Assume you have $n+1$ weights and you can weigh each integer between $1$ and $\frac{3^{k+1} -1}{2}$
Now we prove for $n = k+1$ so: $1$ to $\frac{3^{k+2}-1}{2}$ using the fact we can weigh $\frac{3^{k+1} -1}{2}$
However I am stuck from here, I am clueless on how to use the fact we now have a weight of $1,3,9,\dots,3^k,3^{k+1}$
This seems like a known question, but I could not find anything on the web!
Thank you!
You need to prove each such integer is of the form $\sum_{j=0}^na_j3^j$ with $a_j\in\{-1,\,0,\,1\}$. Equivalently, adding $\sum_j3^j=\frac{3^{n+1}-1}{2}$ to the integer, we wish to prove every integer from $\frac{3^{n+1}+1}{2}$ to $3^{n+1}-1$ is of the form $\sum_{j=0}^na_j3^j$ with $a_j\in\{0,\,1,\,2\}$. But that's trivial; just write it in base $3$.

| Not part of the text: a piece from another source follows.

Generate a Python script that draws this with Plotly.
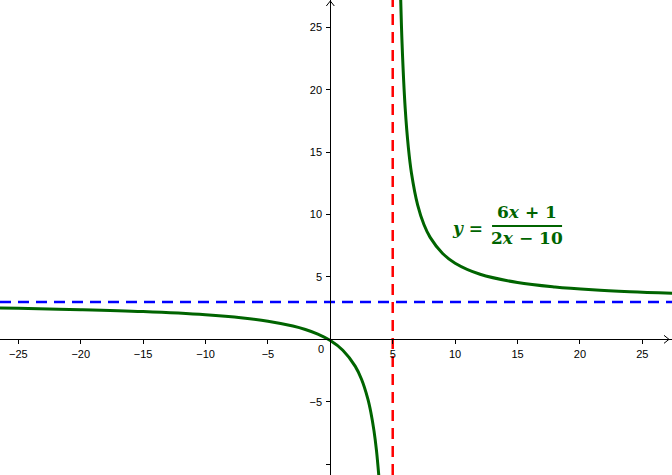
import plotly.graph_objects as go

# Axis ticks
x_ticks = [-25, -20, -15, -10, -5, 5, 10, 15, 20, 25]
x_tick_labels = ["−25", "−20", "−15", "−10", "−5", "5", "10", "15", "20", "25"]
y_ticks = [-10, -5, 5, 10, 15, 20, 25]
y_tick_labels = ["", "−5", "5", "10", "15", "20", "25"]

# Curve y = (6x+1)/(2x-10)
left_x = [-26.5, -25, -20, -15, -10, -7, -5, -3, -2, -1, 0, 1, 2, 2.5, 3, 3.25, 3.5, 3.7, 3.9]
left_y = [2.508, 2.483, 2.38, 2.225, 1.967, 1.708, 1.45, 1.0625, 0.786, 0.417, -0.1, -0.875,
          -2.167, -3.2, -4.75, -5.857, -7.333, -8.923, -11.09]
right_x = [5.6, 5.75, 6, 6.25, 6.5, 7, 7.5, 8, 9, 10, 12, 15, 18, 21, 24, 27.5]
right_y = [28.83, 23.67, 18.5, 15.4, 13.33, 10.75, 9.2, 8.167, 6.875, 6.1, 5.214, 4.55,
           4.192, 3.969, 3.816, 3.689]

# Asymptotes
vertical_asymptote = 5
horizontal_asymptote = 3

x_range = [-26.47, 27.38]
y_range = [-10.87, 27.19]

green = "#006400"

fig = go.Figure()
fig.add_trace(go.Scatter(x=[x_range[0], x_range[1]], y=[horizontal_asymptote] * 2, mode="lines",
                         line=dict(color="#0000FF", width=2.5, dash="11px,7px"), hoverinfo="skip"))
fig.add_trace(go.Scatter(x=[vertical_asymptote] * 2, y=[y_range[0], y_range[1]], mode="lines",
                         line=dict(color="#FF0000", width=2.5, dash="11px,7px"), hoverinfo="skip"))
fig.add_trace(go.Scatter(x=left_x, y=left_y, mode="lines",
                         line=dict(color=green, width=3, shape="spline"), hoverinfo="skip"))
fig.add_trace(go.Scatter(x=right_x, y=right_y, mode="lines",
                         line=dict(color=green, width=3, shape="spline"), hoverinfo="skip"))

xpos = (0 - y_range[0]) / (y_range[1] - y_range[0])
ypos = (0 - x_range[0]) / (x_range[1] - x_range[0])

tickfont = dict(family="Liberation Sans, Arial, sans-serif", size=11, color="#000000")

fig.update_layout(
    width=672, height=475,
    margin=dict(l=0, r=0, t=0, b=0),
    paper_bgcolor="white", plot_bgcolor="white",
    showlegend=False,
    xaxis=dict(range=x_range, anchor="free", position=xpos, showgrid=False, zeroline=False,
               showline=True, linecolor="black", linewidth=1,
               tickmode="array", tickvals=x_ticks, ticktext=x_tick_labels,
               ticks="outside", ticklen=4, tickcolor="black", tickfont=tickfont),
    yaxis=dict(range=y_range, anchor="free", position=ypos, showgrid=False, zeroline=False,
               showline=True, linecolor="black", linewidth=1,
               tickmode="array", tickvals=y_ticks, ticktext=y_tick_labels,
               ticks="outside", ticklen=4, tickcolor="black", tickfont=tickfont,
               ticklabelstandoff=2),
)

# origin label
fig.add_annotation(x=0, y=0, text="0", showarrow=False, xshift=-9.5, yshift=-10,
                   font=tickfont)

# axis arrows
arrow_line = dict(color="black", width=1)
fig.add_shape(type="line", xsizemode="pixel", ysizemode="pixel", xanchor=x_range[1], yanchor=0,
              x0=-8, y0=4, x1=-3, y1=0, line=arrow_line)
fig.add_shape(type="line", xsizemode="pixel", ysizemode="pixel", xanchor=x_range[1], yanchor=0,
              x0=-8, y0=-4, x1=-3, y1=0, line=arrow_line)
fig.add_shape(type="line", xsizemode="pixel", ysizemode="pixel", xanchor=0, yanchor=y_range[1],
              x0=-4, y0=-6, x1=0, y1=-1, line=arrow_line)
fig.add_shape(type="line", xsizemode="pixel", ysizemode="pixel", xanchor=0, yanchor=y_range[1],
              x0=4, y0=-6, x1=0, y1=-1, line=arrow_line)

# equation label
eqfont = dict(family="DejaVu Serif, serif", size=17, color=green)
fig.add_annotation(x=11.0, y=8.92, text="<b><i>y</i> =</b>", showarrow=False, font=eqfont)
fig.add_annotation(x=15.76, y=10.2, text="<b>6<i>x</i> + 1</b>", showarrow=False, font=eqfont)
fig.add_annotation(x=15.76, y=8.12, text="<b>2<i>x</i> − 10</b>", showarrow=False, font=eqfont)
fig.add_shape(type="line", x0=12.96, x1=18.57, y0=9.08, y1=9.08, line=dict(color=green, width=1.8))

fig.write_html("out.html", config={"displayModeBar": False},
               post_script="document.body.style.margin='0px';")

For an inductive variant, note the case $n=0$ is trivial, and to go from $n=k$ to $n=k+1$ write each integer from $0$ to $\frac{3^{k+2}-1}{2}$ as $3m+j$ with $-1\le j\le1,\,0\le m\le\frac{3^{k+1}-1}{2}$. By the inductive hypothesis, $m$ is of the form $\sum_{j=0}^ka_j3^j$, so $3m+j$ is of the same form but with the upper limit changed to $k+1$.